Trump’s second-term immigration crackdown has expanded the categories of people who can be deported, including some who had already secured legal protections in the United States. When US courts ruled that certain migrants would likely face torture or persecution if sent directly to their home countries, Washington instead transferred them to third countries such as Ghana. Ghanaian authorities then sent many of them onward, either back to their home countries or, according to AFP, into neighbouring Togo without documents.

The lawsuit argues that Ghana violated both domestic and regional law by facilitating those onward removals. According to the legal team, the deportees in the case had sought asylum or other legal protections in the United States, and most had been granted them. Under the Trump administration’s interpretation of US law, those protections prevent direct deportation to a person’s home country but do not prohibit transfers to a third country.

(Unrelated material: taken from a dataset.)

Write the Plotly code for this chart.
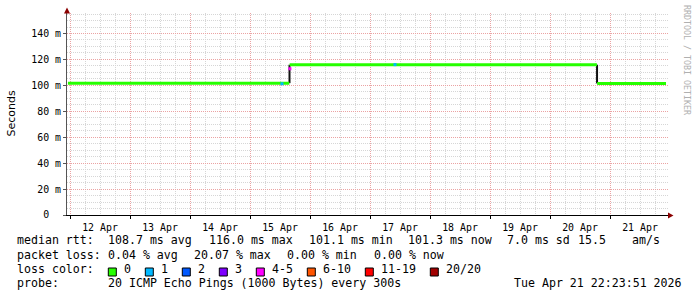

None of the 27 deportees named in the case remains in Ghana. The coalition said many are now in hiding in their home countries or have fled elsewhere, where they remain stranded in legal uncertainty.

The case also raises broader diplomatic questions. According to the lawsuit, Ghanaian officials linked the agreement with Washington to the lifting of US visa restrictions on Ghana. If proven, that would suggest migration cooperation formed part of a wider deal between the two governments. Ghana has confirmed only that the arrangement applies to West African nationals and has released no further details.

Ghana is not the only country facing legal scrutiny. Earlier this month, a separate complaint was filed with the African Commission on Human and Peoples’ Rights seeking to stop similar US deportations to Equatorial Guinea, another country used as a transit point for displaced Africans. Eswatini has also faced criticism for accepting deportees under similar arrangements.

Rights groups argue these cases reveal a broader system of what they describe as “chain refoulement”, in which repeated transfers ultimately send people back to the very dangers they fled, undermining international protections against forced return.